Prima le percosse, poi il bar devastato al grido di «io ti uccido». L’orrore è andato in scena martedì notte, passate le 22, nel bar Coccinella di viale Borri 5. «Quella sera – racconta la titolare del locale, l’algerina Karima Hasnaoui – stavo lavorando dietro al bancone, quando ho visto entrare nel bar il mio ex compagno. L’uomo (37 anni, tunisino), in preda all’alcol, ha cominciato con l’importunare una cliente italiana, atteggiamento da cui è scaturita una rissa a cui hanno preso parte altre persone che si trovavano nel locale. partita anche una chiamata al 112 ed è stato a quel punto che il mio ex si è rifugiato nel retro del bar, minacciandomi “se dici che sono qui uccido te e i tuoi figli”».
«Poi, quando tutti se ne sono andati via, è uscito fuori dal suo nascondiglio. Mi ha colpito forte sul naso con un pugno e mi ha messo le mani intorno al collo, come per strozzarmi. Credevo di morire – continua Karima visibilmente scossa dall’accaduto – A un certo punto ha mollato un po’ la presa e io sono riuscita a scappare. Lui è rimasto dentro al locale e ha iniziato a buttare tutto per terra. Urlava che voleva uccidermi».
Karima si è rifugiata da un conoscente, con cui dopo qualche ora è tornata nel bar per chiuderlo. Lo spettacolo che ha trovato all’interno del locale è stato terribile: «aveva sbattuto tutto per terra rompendo bottiglie, bicchieri, scaffali, il distributore di caramelle. Ha rubato perfino i soldi nella cassa».
La donna ieri si è recata al pronto soccorso per farsi visitare e ottenere i referti medici. Oggi, assistita dall’avvocato Gianluca Franchi, presenterà una denuncia-querela, con richiesta di misure cautelari più coercitive rispetto al divieto di avvicinamento, provvedimento che già avrebbe interessato l’uomo nel passato proprio a seguito dei continui episodi di stalking e violenza.
Quanto accaduto l’altra sera ha convinto Karima a lasciare per sempre il bar mandato avanti negli ultimi 15 anni: «Avevo comunque intenzione di cedere la licenza il 30 marzo, ma adesso ho troppa paura, non posso andare avanti a lavorare fino a quella data.
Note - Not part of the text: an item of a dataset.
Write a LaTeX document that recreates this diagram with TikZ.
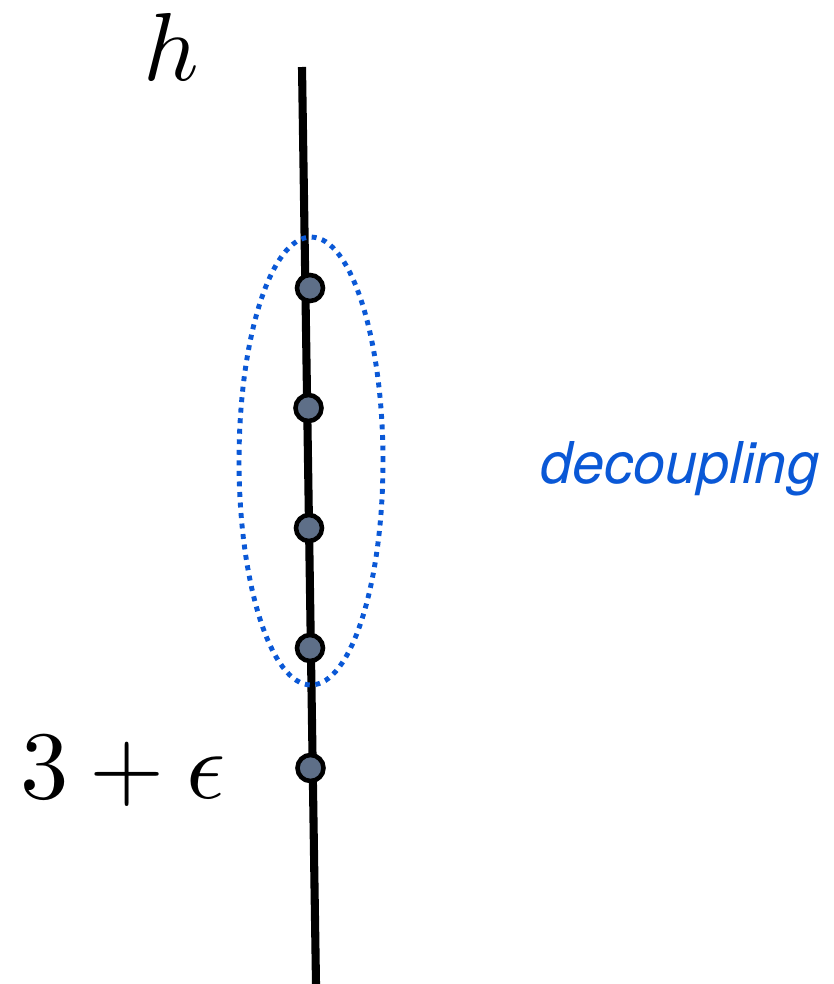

Se continuo a stare lì so che mi ucciderà – spiega Karima – Con la vendita della licenza pagherò l’hotel dove alloggio, che è il luogo dove mi sono rifugiata dopo essere stata sfrattata dall’appartamento di via Varchi. Sono in buona posizione nella graduatoria per l’assegnazione di un alloggio popolare, spero me lo diano presto così potrò andare ad abitare lì con mio figlio maggiore (il minore vive con il padre) e mia sorella disabile».
Karima vive nel terrore. Non sa neppure se troverà il coraggio di andare a pulire il bar. «Se l’altra sera non ho detto alle forze dell’ordine della presenza del mio aguzzino nel locale è proprio perché sono terrorizzata da lui – dice – Stiamo parlando di una persona senza fissa dimora che continua a minacciarmi perché pretende da me un mantenimento. Io di soldi gliene ho dati tanti. Gli ho persino pagato un viaggio in Tunisia per andare a trovare la sua famiglia. E poi so che, se anche lo avessero fermato l’altra sera, a breve sarebbe già libero e per me sarebbe ancora di più un inferno».
La donna, nonostante sia molto provata, non rinuncia a immaginare un futuro diverso: «ho stampato il mio curriculum vitae e lo sto portando in giro. Parlo cinque lingue, sogno di lavorare in una struttura turistica. Spero di riuscire a rifarmi una vita, lo devo a me stessa e a mio figlio che studia alle superiori con profitto».